By Chibuike Nwabuko
Abuja (Sundiata Post) – As Nigeria receives the last batch of assets under Deep Blue Project, the Director General of the Nigerian Maritime Administration and Safety Agency (NIMASA), Dr. Bashir Jamoh, has said that the agency is zeroing out attacks in Nigerian water ways.
Jimoh stated this on Thursday while addressing Journalists at the Nigerian Air Force Base, Murtala Muhammed International Airport, Ikeja, during a brief ceremony to mark the arrival of the special mission aircraft in the final phase of the delivery and installation of assets under the Deep Blue Project designed to secure Nigerian waters up to the Gulf of Guinea.
Director General of the Nigerian Maritime Administration and Safety Agency (NIMASA), Dr. Bashir Jamoh, received the aircraft, in company with Minister of State for Petroleum Resources, Chief Timipre Sylva, and NIMASA’s Executive Director, Finance and Administration, Mr. Chudi Offodile.
The Head, Corporate Communications, NIMASA, Philip Kyanet disclosed this in a statement he signed and made available to Sundiata Post.
According to the statement, the Director General revealed a drastic reduction in the rate of attacks in the country’s Exclusive Economic Zone (EEZ) with the deployment of the Deep Blue Project assets, saying the goal is to eliminate entirely such incidents.
“The figures we are getting from the International Maritime Bureau (IMB) are encouraging. We ultimately aim to completely eradicate security hindrances to shipping and business generally in the Nigerian maritime domain.”
IMB, a specialised division of the International Chamber of Commerce (ICC), is the global focal point in the fight against maritime crimes and malpractices. The organisation has in recent months reported a consistent year-on-year drop in the number of attacks on ships in Nigerian waters, he stated.
Adding that the latest IMB quarterly report of piracy and armed robbery against ships recorded only two incidents in Nigerian waters between January and March this year, compared to 11 attacks within the same period last year.
“These figures are a proof that we can make our waters safe and secure, and we are determined to do so,” Jamoh stated. “Today, we are here to receive the final phase of assets under the Deep Blue Project to further boost our capacity to secure our waters up to the Gulf of Guinea,” he added.

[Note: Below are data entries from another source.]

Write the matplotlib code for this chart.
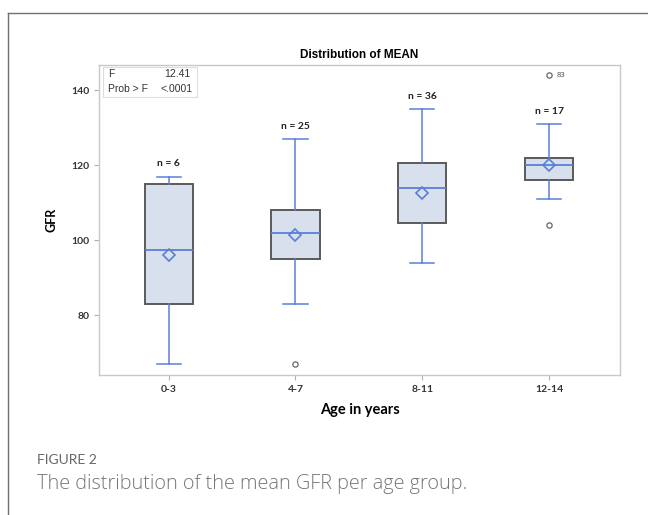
import matplotlib
matplotlib.use("Agg")
import matplotlib.pyplot as plt
from matplotlib.lines import Line2D
from matplotlib.patches import Rectangle

# ---- data ----
groups = ["0-3", "4-7", "8-11", "12-14"]
n_obs = [6, 25, 36, 17]
whislo = [67, 83, 94, 111]
q1 = [83, 95, 104.5, 116]
med = [97.5, 102, 114, 120]
q3 = [115, 108, 120.5, 122]
whishi = [117, 127, 135, 131]
means = [96, 101.3, 112.6, 120.2]
fliers = [[], [67], [], [104, 144]]
flier_labels = {3: (144, "83")}
yticks = [80, 100, 120, 140]
f_value = "12.41"
p_value = "<.0001"

W, H = 648, 515
fig = plt.figure(figsize=(W / 100, H / 100), dpi=100)

# card frame (left and top border)
fig.add_artist(Line2D([8 / W, 8 / W], [0, 1 - 13 / H], transform=fig.transFigure,
                      color="#707070", lw=1.0))
fig.add_artist(Line2D([8 / W, 1], [1 - 13 / H, 1 - 13 / H], transform=fig.transFigure,
                      color="#707070", lw=1.0))

ax = fig.add_axes([99 / W, 1 - 375 / H, (620 - 99) / W, (375 - 65) / H])

blue = "#5b7fd6"
stats = []
for i in range(len(groups)):
    stats.append(dict(label=groups[i], whislo=whislo[i], q1=q1[i], med=med[i],
                      q3=q3[i], whishi=whishi[i], mean=means[i], fliers=fliers[i]))

ax.bxp(stats, positions=range(1, len(groups) + 1), widths=0.38, patch_artist=True,
       showmeans=True, showfliers=True,
       boxprops=dict(facecolor="#d7e0ec", edgecolor="#5a5a5a", lw=1.4),
       medianprops=dict(color=blue, lw=1.3),
       whiskerprops=dict(color=blue, lw=1.1),
       capprops=dict(color=blue, lw=1.1),
       capwidths=0.19,
       meanprops=dict(marker="D", markerfacecolor="none", markeredgecolor=blue,
                      markersize=6, markeredgewidth=1.2),
       flierprops=dict(marker="o", markerfacecolor="none", markeredgecolor="#666666",
                       markersize=3.8, markeredgewidth=0.9))

for i, n in enumerate(n_obs):
    ax.text(i + 1, whishi[i] + 2.3, f"n = {n}", ha="center", va="bottom",
            fontsize=7.5, family="Lato", fontweight="bold", color="#222222")

for i, (yv, lab) in flier_labels.items():
    ax.text(i + 1 + 0.06, yv, lab, ha="left", va="center", fontsize=5.5,
            family="Open Sans", color="#444444")

ax.set_xlim(0.45, 4.56)
ax.set_ylim(64, 146.8)
ax.set_yticks(yticks)
ax.set_xticks(range(1, len(groups) + 1))
ax.set_xticklabels(groups)
for sp in ax.spines.values():
    sp.set_color("#c8c8c8")
    sp.set_linewidth(1.0)
ax.tick_params(axis="both", colors="#b0b0b0", length=3.5, width=0.8,
               labelsize=7.5, labelcolor="#333333")
for t in ax.get_xticklabels() + ax.get_yticklabels():
    t.set_family("Lato")
    t.set_fontweight("bold")

ax.set_title("Distribution of MEAN", fontsize=8.5, fontweight="bold",
             family="Liberation Sans", pad=5)
ax.set_xlabel("Age in years", fontsize=10.5, fontweight="bold", family="Lato", labelpad=7)
ax.set_ylabel("GFR", fontsize=9, fontweight="bold", family="Lato", labelpad=10)

# statistics inset
ax.add_patch(Rectangle((0.0077, 0.897), 0.18, 0.0965, transform=ax.transAxes,
                       facecolor="white", edgecolor="#dddddd", lw=0.8, zorder=3))
ax.text(0.017, 0.972, "F", transform=ax.transAxes, ha="left", va="center",
        fontsize=7.5, family="Liberation Sans", color="#333333", zorder=4)
ax.text(0.017, 0.923, "Prob > F", transform=ax.transAxes, ha="left", va="center",
        fontsize=7.5, family="Liberation Sans", color="#333333", zorder=4)
ax.text(0.175, 0.972, f_value, transform=ax.transAxes, ha="right", va="center",
        fontsize=7.5, family="Liberation Sans", color="#333333", zorder=4)
ax.text(0.179, 0.923, p_value, transform=ax.transAxes, ha="right", va="center",
        fontsize=7.5, family="Liberation Sans", color="#333333", zorder=4)

fig.text(37 / W, 1 - 460 / H, "FIGURE 2", fontsize=10, family="Lato",
         color="#666666", ha="left", va="center")
fig.text(37 / W, 1 - 484 / H, "The distribution of the mean GFR per age group.",
         fontsize=14.3, family="Open Sans", fontweight="light", color="#777777",
         ha="left", va="center")

fig.savefig("out.png", dpi=100)
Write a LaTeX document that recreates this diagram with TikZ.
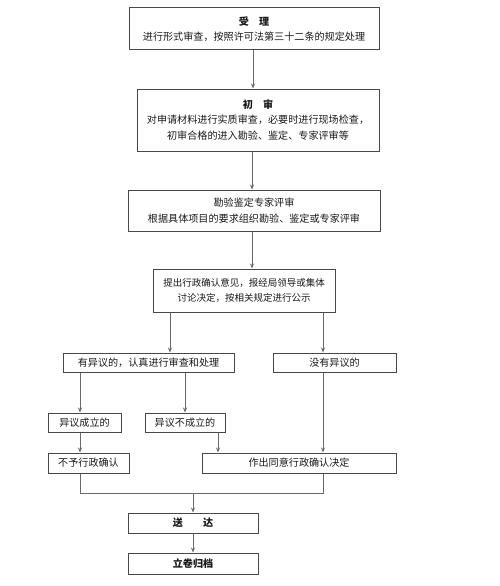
\documentclass[tikz,border=0pt]{standalone}
\usepackage{fontspec}
\setmainfont{Noto Sans CJK SC}
\usetikzlibrary{arrows.meta}
\definecolor{boxc}{HTML}{484848}
\definecolor{linec}{HTML}{6A6A6A}
\definecolor{txtc}{HTML}{1A1A1A}
\tikzset{
  box/.style={draw=boxc, line width=1pt, inner sep=0pt, text=txtc, align=center,
    font=\fontsize{10.1}{16.5}\selectfont},
  arr/.style={draw=linec, line width=0.9pt, -{Stealth[length=5pt,width=4pt]}},
  ln/.style={draw=linec, line width=0.9pt},
}
\begin{document}
\begin{tikzpicture}[x=1pt,y=-1pt]
\useasboundingbox (0,0) rectangle (499,586);
\fill[white] (0,0) rectangle (499,586);
\node[box, minimum width=250pt, minimum height=42pt] (a) at (254,29)
  {\textbf{受\quad 理}\\[-2pt]进行形式审查，按照许可法第三十二条的规定处理};
\node[box, minimum width=242pt, minimum height=62pt] (b) at (258,120)
  {\textbf{初\quad 审}\\[-1pt]对申请材料进行实质审查，必要时进行现场检查，\\[-1pt]初审合格的进入勘验、鉴定、专家评审等};
\node[box, minimum width=252pt, minimum height=41pt] (c) at (254,210.5)
  {勘验鉴定专家评审\\[-1pt]根据具体项目的要求组织勘验、鉴定或专家评审};
\node[box, minimum width=182pt, minimum height=43pt, font=\fontsize{9.5}{16.5}\selectfont] (d) at (244,290.5)
  {提出行政确认意见，报经局领导或集体\\[-1pt]讨论决定，按相关规定进行公示};
\node[box, minimum width=171pt, minimum height=19pt] (e) at (148.5,362.5) {有异议的，认真进行审查和处理};
\node[box, minimum width=123pt, minimum height=19pt] (f) at (334.5,362.5) {没有异议的};
\node[box, minimum width=73pt, minimum height=19pt] (g) at (84.5,422.5) {异议成立的};
\node[box, minimum width=80pt, minimum height=19pt] (h) at (185,422.5) {异议不成立的};
\node[box, minimum width=81pt, minimum height=20pt] (i) at (88.5,463) {不予行政确认};
\node[box, minimum width=194pt, minimum height=20pt] (j) at (299,463) {作出同意行政确认决定};
\node[box, minimum width=130pt, minimum height=20pt] (k) at (193,523) {\textbf{送\qquad 达}};
\node[box, minimum width=130pt, minimum height=21pt] (l) at (193,563.5) {\textbf{立卷归档}};
\coordinate (x80) at (80,0);
\coordinate (x170) at (170,0);
\coordinate (x218) at (218,0);
\coordinate (x323) at (323,0);
\coordinate (x253) at (253,0);
\coordinate (x252) at (252,0);
\coordinate (jn) at (193,493);
\draw[arr] (x253 |- a.south) -- (x253 |- b.north);
\draw[arr] (x252 |- b.south) -- (x252 |- c.north);
\draw[arr] (x252 |- c.south) -- (x252 |- d.north);
\draw[arr] (x170 |- d.south) -- (x170 |- e.north);
\draw[arr] (x323 |- d.south) -- (x323 |- f.north);
\draw[arr] (x80 |- e.south) -- (x80 |- g.north);
\draw[arr] (h |- e.south) -- (h.north);
\draw[arr] (x80 |- g.south) -- (x80 |- i.north);
\draw[arr] (x218 |- h.south) -- (x218 |- j.north);
\draw[arr] (x323 |- f.south) -- (x323 |- j.north);
\draw[ln] (x80 |- i.south) -- (x80 |- jn) -- (x323 |- jn) -- (x323 |- j.south);
\draw[arr] (jn) -- (k.north);
\draw[arr] (k.south) -- (l.north);
\end{tikzpicture}
\end{document}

The Integrated National Security and Waterways Protection Infrastructure, popularly called the Deep Blue Project, is designed with three categories of platforms to tackle maritime security issues on land, sea, and air. The land assets comprise the Command, Control, Communication, Computer, and Intelligence Centre (C4i) for intelligence gathering and data collection; 16 armoured vehicles for coastal patrol; and about 600 specially trained troops for interdiction, known as Maritime Security Unit. On air, there are two Special Mission Aircraft for surveillance of the EEZ, one of which was received Wednesday, with the second expected to arrive May 18; three Special Mission Helicopters for search and rescue; and four Unmanned Aerial Vehicles. The sea assets consist of two Special Mission Vessels and 17 Fast Interceptor Boats.